▸ Work to do
Each line that includes the word "this" counts once; give the total and nothing more.

******************************

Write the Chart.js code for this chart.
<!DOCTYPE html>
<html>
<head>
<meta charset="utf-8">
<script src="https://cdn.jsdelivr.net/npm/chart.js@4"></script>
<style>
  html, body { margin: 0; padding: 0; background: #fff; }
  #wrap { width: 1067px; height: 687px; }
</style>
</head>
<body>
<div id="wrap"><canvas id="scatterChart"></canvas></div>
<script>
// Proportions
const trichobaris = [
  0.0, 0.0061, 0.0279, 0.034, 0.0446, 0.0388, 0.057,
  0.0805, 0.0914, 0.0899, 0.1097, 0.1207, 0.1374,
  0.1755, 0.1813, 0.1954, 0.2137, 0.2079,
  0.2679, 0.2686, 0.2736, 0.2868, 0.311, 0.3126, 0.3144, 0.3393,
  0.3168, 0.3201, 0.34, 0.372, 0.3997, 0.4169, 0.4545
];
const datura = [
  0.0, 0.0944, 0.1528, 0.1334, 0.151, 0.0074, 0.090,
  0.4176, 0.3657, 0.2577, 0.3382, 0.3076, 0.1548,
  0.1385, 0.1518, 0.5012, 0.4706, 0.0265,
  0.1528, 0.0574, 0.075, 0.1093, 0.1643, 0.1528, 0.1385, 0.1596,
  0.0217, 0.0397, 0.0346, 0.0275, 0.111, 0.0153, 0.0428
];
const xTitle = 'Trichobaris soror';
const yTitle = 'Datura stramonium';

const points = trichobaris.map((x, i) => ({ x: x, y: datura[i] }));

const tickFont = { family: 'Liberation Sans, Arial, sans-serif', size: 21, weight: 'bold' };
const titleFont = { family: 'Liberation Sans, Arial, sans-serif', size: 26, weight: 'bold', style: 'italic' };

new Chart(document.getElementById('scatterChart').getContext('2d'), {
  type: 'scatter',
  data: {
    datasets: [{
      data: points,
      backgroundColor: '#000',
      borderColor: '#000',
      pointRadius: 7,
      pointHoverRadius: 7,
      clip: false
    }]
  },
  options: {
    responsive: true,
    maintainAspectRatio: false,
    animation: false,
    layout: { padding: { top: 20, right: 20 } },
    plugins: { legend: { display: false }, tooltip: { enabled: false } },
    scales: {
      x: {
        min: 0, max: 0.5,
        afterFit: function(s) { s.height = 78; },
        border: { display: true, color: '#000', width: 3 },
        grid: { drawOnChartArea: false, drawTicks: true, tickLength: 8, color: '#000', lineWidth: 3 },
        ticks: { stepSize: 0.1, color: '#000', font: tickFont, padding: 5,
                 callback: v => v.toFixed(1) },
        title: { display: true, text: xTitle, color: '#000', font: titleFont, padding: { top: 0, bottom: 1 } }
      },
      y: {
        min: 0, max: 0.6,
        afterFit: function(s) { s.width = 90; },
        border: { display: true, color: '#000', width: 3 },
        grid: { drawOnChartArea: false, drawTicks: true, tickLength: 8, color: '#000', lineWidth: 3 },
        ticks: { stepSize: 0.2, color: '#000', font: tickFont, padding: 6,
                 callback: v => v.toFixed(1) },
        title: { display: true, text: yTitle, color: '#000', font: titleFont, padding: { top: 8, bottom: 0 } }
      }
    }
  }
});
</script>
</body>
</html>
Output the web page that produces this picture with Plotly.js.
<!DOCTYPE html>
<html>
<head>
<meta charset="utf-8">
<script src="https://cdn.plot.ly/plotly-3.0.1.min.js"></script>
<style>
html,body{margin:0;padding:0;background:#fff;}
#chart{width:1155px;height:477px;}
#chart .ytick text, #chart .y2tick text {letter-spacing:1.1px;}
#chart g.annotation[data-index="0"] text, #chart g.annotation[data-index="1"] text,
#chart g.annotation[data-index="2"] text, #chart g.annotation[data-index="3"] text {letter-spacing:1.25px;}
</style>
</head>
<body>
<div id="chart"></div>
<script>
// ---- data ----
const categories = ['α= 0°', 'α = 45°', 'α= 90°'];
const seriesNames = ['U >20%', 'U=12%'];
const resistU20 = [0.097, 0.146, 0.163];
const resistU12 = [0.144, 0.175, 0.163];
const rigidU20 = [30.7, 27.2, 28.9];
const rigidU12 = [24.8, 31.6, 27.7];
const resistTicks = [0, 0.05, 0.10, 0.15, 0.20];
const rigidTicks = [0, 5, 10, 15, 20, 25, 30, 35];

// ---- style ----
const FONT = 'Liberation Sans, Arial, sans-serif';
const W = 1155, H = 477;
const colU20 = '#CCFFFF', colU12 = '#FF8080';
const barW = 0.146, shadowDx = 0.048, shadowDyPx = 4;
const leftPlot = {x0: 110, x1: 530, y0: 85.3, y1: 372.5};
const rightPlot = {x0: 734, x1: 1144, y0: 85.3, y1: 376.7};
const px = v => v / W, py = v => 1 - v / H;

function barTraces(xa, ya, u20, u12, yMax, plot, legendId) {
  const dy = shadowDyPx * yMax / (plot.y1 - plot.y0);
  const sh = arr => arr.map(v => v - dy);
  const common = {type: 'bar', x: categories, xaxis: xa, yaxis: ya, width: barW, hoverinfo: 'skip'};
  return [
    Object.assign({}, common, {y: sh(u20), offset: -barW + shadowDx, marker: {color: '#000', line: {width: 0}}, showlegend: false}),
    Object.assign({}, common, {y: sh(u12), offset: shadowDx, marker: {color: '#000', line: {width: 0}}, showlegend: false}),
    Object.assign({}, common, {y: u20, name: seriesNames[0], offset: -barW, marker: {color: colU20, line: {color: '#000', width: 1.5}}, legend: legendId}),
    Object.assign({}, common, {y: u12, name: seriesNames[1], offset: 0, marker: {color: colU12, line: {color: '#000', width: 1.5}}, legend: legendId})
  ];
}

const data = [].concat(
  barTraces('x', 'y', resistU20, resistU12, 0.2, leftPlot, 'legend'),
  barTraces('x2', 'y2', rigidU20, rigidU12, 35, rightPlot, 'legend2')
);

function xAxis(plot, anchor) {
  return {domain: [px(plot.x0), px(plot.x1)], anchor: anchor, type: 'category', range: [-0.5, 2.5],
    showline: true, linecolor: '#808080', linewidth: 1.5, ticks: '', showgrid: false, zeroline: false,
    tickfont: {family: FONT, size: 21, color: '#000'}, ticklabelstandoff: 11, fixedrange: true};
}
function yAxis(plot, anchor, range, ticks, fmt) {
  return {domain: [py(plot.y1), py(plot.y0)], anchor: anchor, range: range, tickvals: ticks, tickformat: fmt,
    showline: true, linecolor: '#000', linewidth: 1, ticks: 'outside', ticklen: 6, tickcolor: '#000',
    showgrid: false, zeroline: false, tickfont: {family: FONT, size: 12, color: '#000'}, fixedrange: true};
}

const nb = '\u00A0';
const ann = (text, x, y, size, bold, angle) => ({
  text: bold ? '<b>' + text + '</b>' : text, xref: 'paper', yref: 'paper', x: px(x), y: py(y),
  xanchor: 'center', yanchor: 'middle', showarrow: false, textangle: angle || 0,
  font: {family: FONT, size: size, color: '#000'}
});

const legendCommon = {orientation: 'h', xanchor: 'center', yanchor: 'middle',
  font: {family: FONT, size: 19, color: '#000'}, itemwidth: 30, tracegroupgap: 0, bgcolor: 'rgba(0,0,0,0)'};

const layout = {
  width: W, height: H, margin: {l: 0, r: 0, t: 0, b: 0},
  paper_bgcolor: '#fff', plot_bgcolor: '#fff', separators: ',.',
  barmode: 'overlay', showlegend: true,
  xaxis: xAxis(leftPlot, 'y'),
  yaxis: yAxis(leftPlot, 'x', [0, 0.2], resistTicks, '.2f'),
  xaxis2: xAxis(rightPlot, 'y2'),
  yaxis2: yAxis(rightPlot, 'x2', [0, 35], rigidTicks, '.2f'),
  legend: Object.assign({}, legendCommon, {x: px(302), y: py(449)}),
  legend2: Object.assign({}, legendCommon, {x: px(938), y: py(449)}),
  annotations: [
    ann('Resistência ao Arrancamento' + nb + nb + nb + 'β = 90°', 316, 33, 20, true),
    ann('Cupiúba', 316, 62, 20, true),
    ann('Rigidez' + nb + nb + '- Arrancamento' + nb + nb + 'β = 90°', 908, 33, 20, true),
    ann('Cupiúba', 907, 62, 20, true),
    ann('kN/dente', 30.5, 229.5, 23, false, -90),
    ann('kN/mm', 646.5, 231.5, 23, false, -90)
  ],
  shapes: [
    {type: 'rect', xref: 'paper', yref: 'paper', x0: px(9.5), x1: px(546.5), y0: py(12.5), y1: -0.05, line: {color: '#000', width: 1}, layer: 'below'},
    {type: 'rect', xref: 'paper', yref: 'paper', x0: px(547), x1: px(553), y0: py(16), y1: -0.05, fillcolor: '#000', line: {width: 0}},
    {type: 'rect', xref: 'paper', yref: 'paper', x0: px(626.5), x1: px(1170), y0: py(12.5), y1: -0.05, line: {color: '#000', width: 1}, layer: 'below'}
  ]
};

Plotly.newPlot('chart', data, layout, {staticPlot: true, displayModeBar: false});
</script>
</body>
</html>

******************************

▸ Answer for the task
2